Medvedev warns Georgia leaders

TSKHINVALI: Russian President Dmitry Medvedev warned Saturday that Georgia's leadership would face "retribution" for last year's war in South Ossetia, as the pro-Russian rebel region marked the first anniversary of the conflict.

"I am certain that, in time, just and severe punishment, severe retribution, will come to those people who issued the criminal orders," to attack the breakaway Georgian region, he said in remarks broadcast on Russian state television.

Medvedev also warned a new conflict in the volatile Caucasus region could not be ruled out due to Georgia's recent actions and implicitly accused the United States of ratcheting up tensions with its aid to Tbilisi.

"It is well known who armed and who, unfortunately, is continuing to arm the Tbilisi regime," he said, a clear reference to the United States, which provided military training and equipment to Georgia before last year's war.

Medvedev issued his warning as he visited a military base in southern Russia near the border with Georgia where he decorated troops.

The military base in Vladikavkaz is home to the 58th army, which led Russia's counter-attack that pushed Georgian forces out of the rebel region and back deep into Georgian territory following their assault on South Ossetia.

An EU-brokered ceasefire ended the conflict five days later, after several hundred people had been killed and thousands wounded.

Moscow has sinced recognised South Ossetia and another Georgian rebel region, Abkhazia, as independent -- to almost universal condemnation in the international community.

Meanwhile, ceremonies were held in the rebel territory itself.
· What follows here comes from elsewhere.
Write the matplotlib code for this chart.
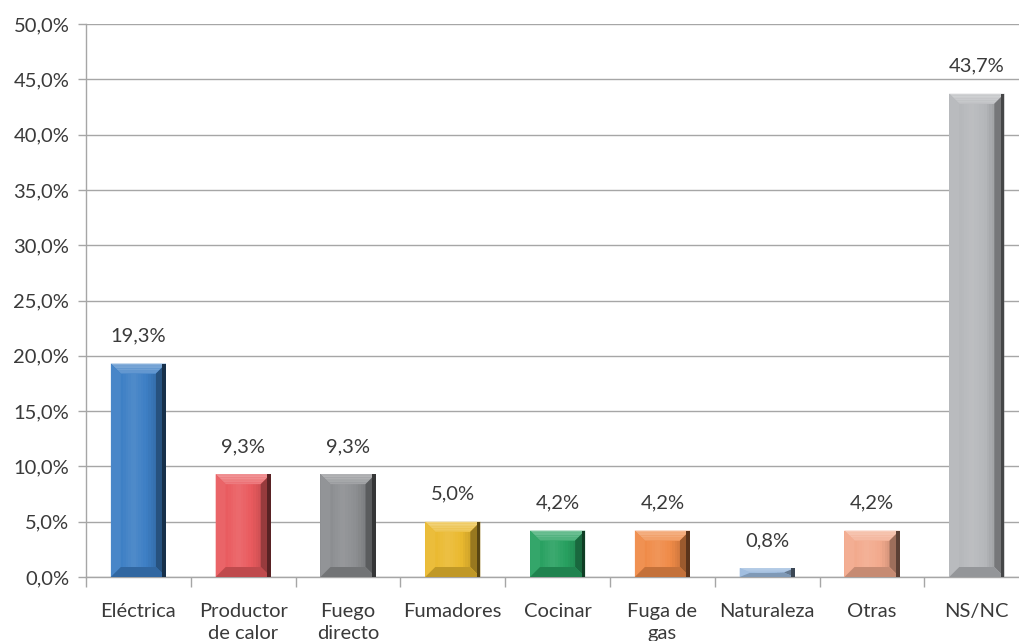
import matplotlib
matplotlib.use("Agg")
import matplotlib.pyplot as plt
from matplotlib.patches import Polygon, Rectangle
from matplotlib.ticker import FixedLocator
import numpy as np

categories = ["Eléctrica", "Productor\nde calor", "Fuego\ndirecto", "Fumadores",
              "Cocinar", "Fuga de\ngas", "Naturaleza", "Otras", "NS/NC"]
values = [19.3, 9.3, 9.3, 5.0, 4.2, 4.2, 0.8, 4.2, 43.7]
value_labels = ["19,3%", "9,3%", "9,3%", "5,0%", "4,2%", "4,2%", "0,8%", "4,2%", "43,7%"]
colors = ["#3c7ec4", "#e95a5e", "#8b8d90", "#eab92f", "#27a060",
          "#ef8a47", "#9bbade", "#f2a98c", "#b5b7ba"]
yticks = [0, 5, 10, 15, 20, 25, 30, 35, 40, 45, 50]
ytick_labels = ["0,0%", "5,0%", "10,0%", "15,0%", "20,0%", "25,0%",
                "30,0%", "35,0%", "40,0%", "45,0%", "50,0%"]

plt.rcParams['font.family'] = ['Lato', 'DejaVu Sans']
FS = 14.5
TXT = '#3a3a3a'

W, H = 1019, 641
fig = plt.figure(figsize=(W / 100, H / 100), dpi=100)
left_px, right_px, top_px, bot_px = 86, 86 + 9 * 104.8, 24, 577
ax = fig.add_axes([left_px / W, (H - bot_px) / H, (right_px - left_px) / W, (bot_px - top_px) / H])

ax.set_xlim(-0.5, 8.5)
ax.set_ylim(0, 50)

px_x = (right_px - left_px) / 9.0  # pixels per x unit
px_y = (bot_px - top_px) / 50.0    # pixels per y unit


def mix(c, other, t):
    c = np.array(matplotlib.colors.to_rgb(c))
    o = np.array(matplotlib.colors.to_rgb(other))
    return tuple(c * (1 - t) + o * t)


bw = 0.525
for i, (v, c) in enumerate(zip(values, colors)):
    x0, x1 = i - bw / 2, i + bw / 2
    y0, y1 = 0, v
    bxp = 10.0
    byp = min(10.0, v * px_y / 2.2)
    bx = bxp / px_x
    by = byp / px_y
    ax.add_patch(Rectangle((x0, y0), bw, v, facecolor=c, edgecolor='none', zorder=3))
    n = 14
    inner_w = bw - 2 * bx
    for k in range(n):
        t = k / (n - 1)
        if t < 0.75:
            shade = mix(c, 'white', 0.10 * (1 - abs(t - 0.35) / 0.4) if abs(t - 0.35) < 0.4 else 0.0)
        else:
            shade = mix(c, 'black', 0.10 * (t - 0.75) / 0.25)
        ax.add_patch(Rectangle((x0 + bx + k * inner_w / n, y0 + by),
                               inner_w / n + 0.002, max(v - 2 * by, 0),
                               facecolor=shade, edgecolor='none', zorder=3.1))
    # top bevel with gradient (light)
    m = 6
    for k in range(m):
        f0, f1 = k / m, (k + 1) / m
        ax.add_patch(Polygon([(x0 + bx * f0, y1 - by * f0), (x1 - bx * f0, y1 - by * f0),
                              (x1 - bx * f1, y1 - by * f1), (x0 + bx * f1, y1 - by * f1)],
                             closed=True, facecolor=mix(c, 'white', 0.38 - 0.22 * f0),
                             edgecolor='none', zorder=3.2))
    ax.add_patch(Polygon([(x0, y0), (x0, y1), (x0 + bx, y1 - by), (x0 + bx, y0 + by)],
                         closed=True, facecolor=mix(c, 'white', 0.06), edgecolor='none', zorder=3.2))
    ax.add_patch(Polygon([(x1, y0), (x1, y1), (x1 - bx, y1 - by), (x1 - bx, y0 + by)],
                         closed=True, facecolor=mix(c, 'black', 0.35), edgecolor='none', zorder=3.2))
    ax.add_patch(Polygon([(x0, y0), (x1, y0), (x1 - bx, y0 + by), (x0 + bx, y0 + by)],
                         closed=True, facecolor=mix(c, 'black', 0.18), edgecolor='none', zorder=3.2))
    ax.add_patch(Rectangle((x1 - 3.5 / px_x, y0), 3.5 / px_x, v,
                           facecolor=mix(c, 'black', 0.62), edgecolor='none', zorder=3.3))
    ax.text(i, v + 19 / px_y, value_labels[i], ha='center', va='bottom',
            fontsize=FS, color=TXT, zorder=4)

ax.set_yticks(yticks)
ax.set_yticklabels(ytick_labels, fontsize=FS, color=TXT)
ax.yaxis.grid(True, color='#a6a6a6', linewidth=1.0, zorder=0)
ax.set_axisbelow(True)

ax.set_xticks(range(len(categories)))
ax.set_xticklabels(categories, fontsize=FS, color=TXT, linespacing=1.3, va='top')
ax.xaxis.set_minor_locator(FixedLocator(np.arange(-0.5, 9.0, 1.0)))
ax.tick_params(axis='x', which='major', length=0, pad=19)
ax.tick_params(axis='x', which='minor', length=7, color='#a6a6a6', width=1.0)
ax.tick_params(axis='y', which='major', length=6, color='#a6a6a6', width=1.0, pad=6)

for s in ['top', 'right']:
    ax.spines[s].set_visible(False)
for s in ['left', 'bottom']:
    ax.spines[s].set_color('#a6a6a6')
    ax.spines[s].set_linewidth(1.0)

fig.savefig("out.png", dpi=100)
In the South Ossetian capital, Tskhinvali, hundreds of people held a candle-light vigil shortly before midnight, the time when Georgian forces launched the assault that triggered the conflict.

The local residents gathered around a fountain on the main square in Tskhinvali, the rebel province's main city, where they placed candles on empty artillery shells.

Images of Georgian President Mikheil Saakashvili, interspersed with pictures of destroyed homes and elderly women in tears, were projected on a giant screen in the square while musicians played melancholy music.

Eduard Kokoity, leader of South Ossetia, addressed the crowd and said Georgia bore all the blame for the conflict.

"The goal of the operation was the destruction and exile of the South Ossetian people," Kokoity said.

"South Ossetian fighters courageously thwarted Tbilisi's plans for blitzkrieg. Russian troops came to the rescue of South Ossetia and pushed the bloodthirsty enemy back," he said.

In Georgia proper, commemorative ceremonies were held Friday, reflecting continuing disputes over everything from who started the war to when it actually began.

Among the events in Tskhinvali on Saturday, the wreckage of a home destroyed in the conflict was used for the inauguration of a "genocide museum" documenting some of the horror in South Ossetia last year.